Jess – My newbie mistake was giving myself permission not to be amazing at what I was doing from the start. I set really, really high expectations for myself, so it’s easy to get frustrated when I’m starting something new. Learning curves are not for the impatient, but I’ve learned to really force myself to just enjoy the process. I’m not going to be the fastest at the race or the most limber in class, but I can keep learning and growing within my respective practices. That’s what it’s all about!
Bec – That it gets easier. Well, no, it actually gets harder, but you get stronger and it doesn’t feel so hard. Yeah, that.
Brooke – The most important thing, for me, is consistency. You won’t improve if you’re only running once each week. Run easy, run hard, run fast, run slow, run/walk. Just go for a run!

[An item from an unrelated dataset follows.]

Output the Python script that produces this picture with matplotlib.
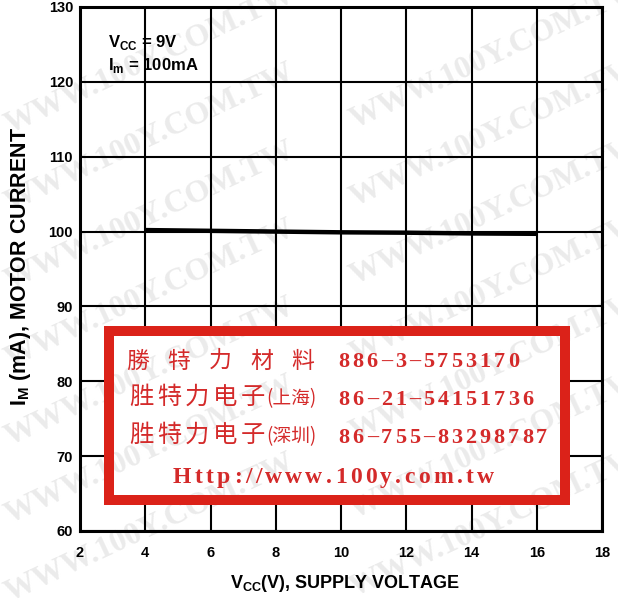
import numpy as np
import matplotlib

matplotlib.use("Agg")
import matplotlib.pyplot as plt
from matplotlib.patches import Rectangle
from matplotlib.transforms import Bbox
from matplotlib.font_manager import FontProperties

# ---- data ----
voltage = [4, 6, 8, 10, 12, 14, 16]
current = [100.2, 100.1, 100.0, 99.9, 99.85, 99.75, 99.7]
x_ticks = [2, 4, 6, 8, 10, 12, 14, 16, 18]
y_ticks = [60, 70, 80, 90, 100, 110, 120, 130]

cond_vcc = r"V$_\mathrm{CC}$ = 9V"
cond_im = r"I$_\mathrm{m}$ = 100mA"
x_label = r"V$_\mathrm{CC}$(V), SUPPLY VOLTAGE"
y_label = r"I$_\mathrm{M}$ (mA), MOTOR CURRENT"

stamp_names = ["勝特力材料", "胜特力电子", "胜特力电子"]
stamp_cities = ["", "(上海)", "(深圳)"]
stamp_phones = ["886-3-5753170", "86-21-54151736", "86-755-83298787"]
stamp_url = "Http://www.100y.com.tw"
watermark = "WWW.100Y.COM.TW"

W, H = 618, 601
RED_BOX = "#db2219"
RED_TXT = "#d42a2a"

plt.rcParams["mathtext.fontset"] = "custom"
plt.rcParams["mathtext.rm"] = "Liberation Sans:bold"
plt.rcParams["mathtext.bf"] = "Liberation Sans:bold"


def fx(px):
    return px / W


def fy(py):
    return 1 - py / H


fig = plt.figure(figsize=(W / 100, H / 100), dpi=100)
fig.patch.set_facecolor("white")
renderer = fig.canvas.get_renderer()


def add_watermarks(zorder, clip=None):
    ang = np.deg2rad(25)
    a = np.array([380 * np.cos(ang), -380 * np.sin(ang)])
    b = np.array([0.0, 78.0])
    origin = np.array([150.0, 60.0])
    for i in range(-4, 5):
        for j in range(-6, 14):
            cx, cy = origin + i * a + j * b
            if 0 < cx < W and 0 < cy < H:
                t = fig.text(fx(cx), fy(cy), watermark, rotation=25,
                             ha="center", va="center", fontsize=23,
                             family="Liberation Serif", weight="bold",
                             color="#ebebeb", zorder=zorder,
                             rotation_mode="anchor")
                if clip is not None:
                    t.set_clip_box(clip)


add_watermarks(-1)

ax = fig.add_axes([fx(80), fy(531), (602 - 80) / W, (531 - 7) / H])
ax.patch.set_visible(False)
ax.set_xlim(2, 18)
ax.set_ylim(60, 130)
ax.set_xticks(x_ticks)
ax.set_yticks(y_ticks)
ax.grid(True, color="black", linewidth=1.5)
ax.set_axisbelow(True)
for s in ax.spines.values():
    s.set_linewidth(2.2)
ax.tick_params(length=0)
ax.tick_params(axis="x", pad=11)
ax.tick_params(axis="y", pad=5)
for lab in ax.get_xticklabels() + ax.get_yticklabels():
    lab.set_family("Liberation Sans")
    lab.set_weight("bold")
    lab.set_fontsize(10.5)

ax.plot(voltage, current, color="black", linewidth=3.2, solid_capstyle="butt", zorder=3)

ax.text(2.86, 124.6, cond_vcc, fontsize=12, family="Liberation Sans", weight="bold")
ax.text(2.86, 121.6, cond_im, fontsize=12, family="Liberation Sans", weight="bold")

fig.text(fx(345), fy(584), x_label, ha="center", va="center", fontsize=13,
         family="Liberation Sans", weight="bold")
fig.text(fx(21), fy(266), y_label, ha="center", va="center", rotation=90,
         fontsize=15.5, family="Liberation Sans", weight="bold")

# ---- red stamp overlay ----
fig.add_artist(Rectangle((fx(104), fy(505)), (570 - 104) / W, (505 - 326) / H,
                         transform=fig.transFigure, facecolor="white",
                         edgecolor="none", zorder=5))
add_watermarks(6, clip=Bbox.from_extents(104, H - 505, 570, H - 326))
fig.add_artist(Rectangle((fx(109), fy(500)), (565 - 109) / W, (500 - 331) / H,
                         transform=fig.transFigure, facecolor="none",
                         edgecolor=RED_BOX, linewidth=7.2, joinstyle="miter",
                         zorder=7))


def spaced(x0, y, text, pitch, **kw):
    for i, ch in enumerate(text):
        if ch == "-":
            ch = "–"
        fig.text(fx(x0 + pitch * (i + 0.5)), fy(y), ch, ha="center", **kw)


def tracked(x0, x1, y, text, family, size, weight, **kw):
    fp = FontProperties(family=family, size=size, weight=weight)
    widths = [renderer.get_text_width_height_descent(c, fp, ismath=False)[0]
              for c in text]
    gap = (x1 - x0 - sum(widths)) / (len(text) - 1)
    x = x0
    for c, w in zip(text, widths):
        fig.text(fx(x), fy(y), c, ha="left", fontproperties=fp, **kw)
        x += w + gap


cjk_fam = ["Noto Sans CJK TC", "DejaVu Sans"]
cjk = dict(family=cjk_fam, color=RED_TXT, zorder=8, va="center")
serif = dict(family="Liberation Serif", weight="bold", color=RED_TXT, zorder=8, va="baseline")

name_y = [361, 397, 435]
phone_y = [367, 405, 443]
for k in range(3):
    if k == 0:
        spaced(117.4, name_y[k], stamp_names[k], 41.2, fontsize=16.5, **cjk)
    else:
        spaced(127, name_y[k], stamp_names[k], 28.0, fontsize=17.5, **cjk)
        fig.text(fx(266), fy(name_y[k] + 2), stamp_cities[k], ha="left",
                 fontsize=13.5, **cjk)
    spaced(337, phone_y[k], stamp_phones[k], 14.1, fontsize=16, **serif)

tracked(173, 494, 483, stamp_url, "Liberation Serif", 17, "bold",
        color=RED_TXT, zorder=8, va="baseline")

fig.savefig("out.png", dpi=100)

At least three times each week, if you can.
Once you finish your run, you have to stretch. Running tightens everything; you’ll feel great the next day if you take some time to loosen up while your muscles are still warm. I usually stretch for at least ten minutes.
Also, find some support! I don’t mean in a bra, or the perfect sneakers (though those are obviously important too). I mean, find a friend to run with you. Find a friend to talk to about running. Most activities are more fun when you have a buddy to do it with you and this sport is no different.
Mer’s first 5k, the Philadelphia Down & Dirty mud run.
We’re all at different points of our fitness paths. When did you start out? What sort of newbie mistakes did you make? What’s something that you wish you could tell your past self?